Introduction
Order arrangement puzzles ask you to place people or objects in a line or circle using relational clues (e.g., "A is left of B", "C sits between D and E"). These problems test logical sequencing and careful interpretation of directional language.
Mastering this pattern helps you convert textual clues into a visual order quickly - a must for many aptitude sections.
Pattern: Order Arrangement Puzzle
Pattern
Key concept: Translate each verbal relation into a positional constraint, build a partial order, then merge constraints step-by-step until a full order emerges.
Common clue types:
- Direct adjacency (A is to the left of B; A sits next to B)
- Relative order (A is immediately left of B; A is somewhere left of B)
- Positional extremes (A is at the extreme left/right)
- Between clues (A is between B and C)
- Facing direction differences (facing north vs facing south reverses left/right)
Step-by-Step Example
Question
Five people A, B, C, D and E are sitting in a row facing north. D sits at the extreme left. A is to the left of B but to the right of C. E sits next to B. Who is sitting in the middle?
Solution
-
Step 1: Note facing direction
Facing north → left/right are the usual left/right as described. -
Step 2: Place the extreme
D is at extreme left → row so far: D _ _ _ _ -
Step 3: Use “A is left of B but right of C”

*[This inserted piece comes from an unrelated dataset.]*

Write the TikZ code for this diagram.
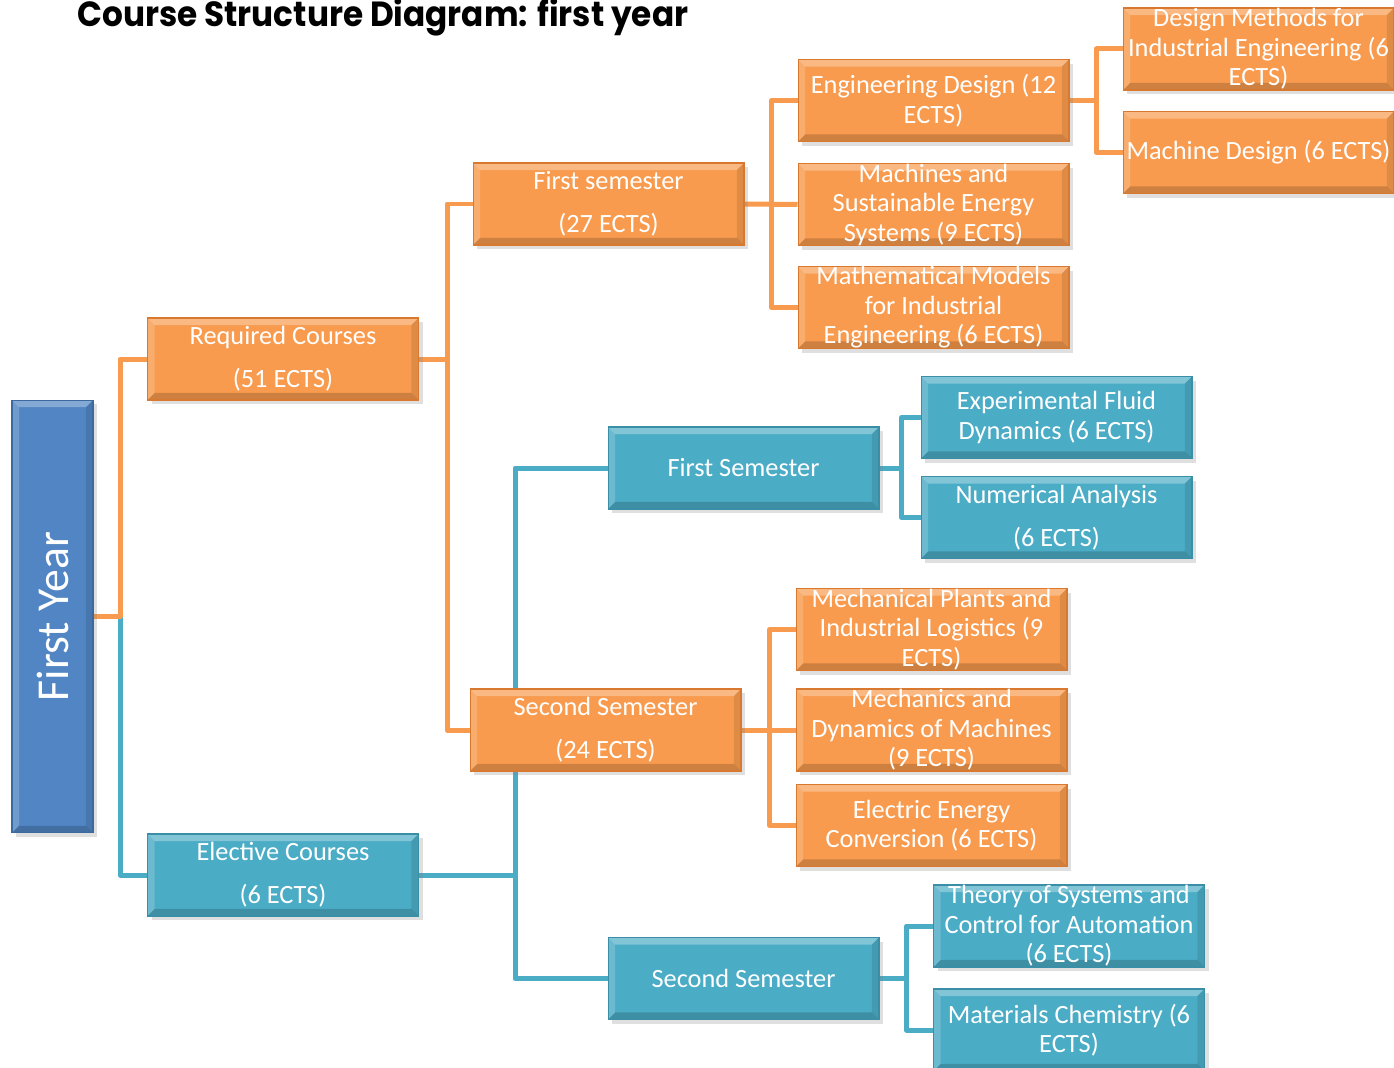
\documentclass[tikz,border=0pt]{standalone}
\usepackage{fontspec}
\usepackage{graphicx}
\setmainfont{Carlito}
\newfontfamily\titlefont{Poppins}
\usetikzlibrary{shadows}
\definecolor{orf}{HTML}{F89B4E}
\definecolor{ord}{HTML}{D9782F}
\definecolor{blf}{HTML}{4BACC6}
\definecolor{bld}{HTML}{3A8FA6}
\definecolor{fyf}{HTML}{5185C4}
\definecolor{fyd}{HTML}{3D6A9E}
\pgfdeclarelayer{bg}
\pgfsetlayers{bg,main}
\tikzset{
  bevel/.style={path picture={
    \fill[white,opacity=0.30] (path picture bounding box.north west) -- (path picture bounding box.north east) -- ([xshift=-4pt,yshift=-4pt]path picture bounding box.north east) -- ([xshift=4pt,yshift=-4pt]path picture bounding box.north west) -- cycle;
    \fill[white,opacity=0.18] (path picture bounding box.north west) -- ([xshift=4pt,yshift=-4pt]path picture bounding box.north west) -- ([xshift=4pt,yshift=4pt]path picture bounding box.south west) -- (path picture bounding box.south west) -- cycle;
    \fill[black,opacity=0.10] (path picture bounding box.north east) -- ([xshift=-4pt,yshift=-4pt]path picture bounding box.north east) -- ([xshift=-4pt,yshift=4pt]path picture bounding box.south east) -- (path picture bounding box.south east) -- cycle;
    \fill[black,opacity=0.17] (path picture bounding box.south west) -- ([xshift=4pt,yshift=4pt]path picture bounding box.south west) -- ([xshift=-4pt,yshift=4pt]path picture bounding box.south east) -- (path picture bounding box.south east) -- cycle;
  }},
  box/.style={rectangle, minimum width=5.42cm, minimum height=1.64cm, inner xsep=2pt, inner ysep=0pt,
    align=center, text=white, font=\fontsize{15}{16.8}\selectfont, line width=0.6pt,
    drop shadow={shadow xshift=2.5pt,shadow yshift=-2.5pt,opacity=0.25}, bevel},
  obox/.style={box, fill=orf, draw=ord},
  bbox/.style={box, fill=blf, draw=bld},
  fybox/.style={box, fill=fyf, draw=fyd, minimum width=1.62cm, minimum height=8.66cm, font=\fontsize{26}{30}\selectfont},
  ocon/.style={draw=orf, line width=0.1cm, line join=round},
  bcon/.style={draw=blf, line width=0.1cm, line join=round},
}
\begin{document}
\begin{tikzpicture}[x=0.02cm,y=-0.02cm]
\useasboundingbox (0,0) rectangle (1394,1068);

\node[anchor=base west, inner sep=0pt, font=\titlefont\bfseries] (title) at (77,27)
  {\resizebox{12.22cm}{0.56cm}{Course Structure Diagram: first year}};

\node[fybox] (fy) at (52.5,616.5) {\rotatebox{90}{First Year}};

\node[obox] (req) at (283,359) {Required Courses\\[7.5pt](51 ECTS)};
\node[bbox] (ele) at (283,875) {Elective Courses\\[7.5pt](6 ECTS)};

\node[obox] (s1) at (608.5,204) {First semester\\[7.5pt](27 ECTS)};
\node[obox] (s2) at (605.5,730) {Second Semester\\[7.5pt](24 ECTS)};
\node[bbox] (bs1) at (743.5,468) {First Semester};
\node[bbox] (bs2) at (743.5,978.5) {Second Semester};

\node[obox] (ed) at (933.5,100.5) {Engineering Design (12\\ECTS)};
\node[obox] (ms) at (933.5,204.5) {Machines and\\Sustainable Energy\\Systems (9 ECTS)};
\node[obox] (mm) at (933.5,307.5) {Mathematical Models\\for Industrial\\Engineering (6 ECTS)};

\node[obox] (dm) at (1258.5,49) {Design Methods for\\Industrial Engineering (6\\ECTS)};
\node[obox] (md) at (1258.5,152.5) {Machine Design (6 ECTS)};

\node[bbox] (efd) at (1056.5,417.5) {Experimental Fluid\\Dynamics (6 ECTS)};
\node[bbox] (na) at (1056.5,517.5) {Numerical Analysis\\[7.5pt](6 ECTS)};

\node[obox] (mp) at (931.5,629.5) {Mechanical Plants and\\Industrial Logistics (9\\ECTS)};
\node[obox] (mdm) at (931.5,730) {Mechanics and\\Dynamics of Machines\\(9 ECTS)};
\node[obox] (ee) at (931.5,825.5) {Electric Energy\\Conversion (6 ECTS)};

\node[bbox] (tsc) at (1069,926) {Theory of Systems and\\Control for Automation\\(6 ECTS)};
\node[bbox] (mc) at (1069,1030) {Materials Chemistry (6\\ECTS)};

\begin{pgfonlayer}{bg}
  \coordinate (j0) at (120,616.5);
  % blue connectors
  \draw[bcon] (j0) |- (ele.west);
  \draw[bcon] (ele.east) -- ++(96,0) |- (bs1.west);
  \draw[bcon] (ele.east) -- ++(96,0) |- (bs2.west);
  \draw[bcon] (bs1.east) -- ++(22,0) |- (efd.west);
  \draw[bcon] (bs1.east) -- ++(22,0) |- (na.west);
  \draw[bcon] (bs2.east) -- ++(27,0) |- (tsc.west);
  \draw[bcon] (bs2.east) -- ++(27,0) |- (mc.west);
  % orange connectors
  \draw[ocon] (fy.east) -- (j0) |- (req.west);
  \draw[ocon] (req.east) -- ++(28,0) |- (s1.west);
  \draw[ocon] (req.east) -- ++(28,0) |- (s2.west);
  \draw[ocon] (s1.east) -- ++(27,0) |- (ed.west);
  \draw[ocon] (s1.east) -- (ms.west);
  \draw[ocon] (s1.east) -- ++(27,0) |- (mm.west);
  \draw[ocon] (ed.east) -- ++(27,0) |- (dm.west);
  \draw[ocon] (ed.east) -- ++(27,0) |- (md.west);
  \draw[ocon] (s2.east) -- ++(28,0) |- (mp.west);
  \draw[ocon] (s2.east) -- (mdm.west);
  \draw[ocon] (s2.east) -- ++(28,0) |- (ee.west);
\end{pgfonlayer}
\end{tikzpicture}
\end{document}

That means order (from left → right): C - A - B (C left of A, A left of B). Insert into the remaining slots. -
Step 4: Place E next to B
B must have E as a neighbour. Remaining arrangement slots after placing D at left are: D _ _ _ _. Fit C, A, B in sequence into these slots such that B has an adjacent spot for E. -
Step 5: Construct full order
Try positions: D C A B E → satisfies D at extreme left; C left of A left of B; E next to B. This yields the row (left → right): D, C, A, B, E. -
Final Answer:
A is sitting in the middle. -
Quick Check:
Middle position (3rd) = A. Check clues: D extreme left ✅, C left of A and A left of B ✅, E next to B ✅
Quick Variations
1. People facing south - left/right reverse; always apply facing direction first.
2. Circular arrangements - there is no extreme left/right; use relative positions and modular counting.
3. Mixed adjacency and distance clues - convert "two to the left of" to fixed gap constraints.
4. Multiple valid orders - some clue sets permit more than one valid arrangement; check whether the question asks for all possible answers or a guaranteed element (e.g., who is definitely in middle).
Trick to Always Use
- Step 1 → Draw a short line and mark definite extremes or fixed positions first (extreme left/right, between constraints).
- Step 2 → Place blocks for sequences mentioned (e.g., C-A-B) rather than trying to place each person individually.
- Step 3 → Use adjacency to attach remaining people and verify against all clues after each placement.
Summary
Summary
- Convert verbal relations into positional constraints (use a sketch or slots).
- Place fixed positions (extremes, explicit middle) first to reduce possibilities.
- Treat sequences (A left of B left of C) as blocks and fit them into available slots.
- Always re-check every clue after building a candidate order; reverse left/right if facing direction is south.
Example to remember:
Given D at extreme left and sequence C-A-B with E adjacent to B → D, C, A, B, E is a valid arrangement and A sits in the middle.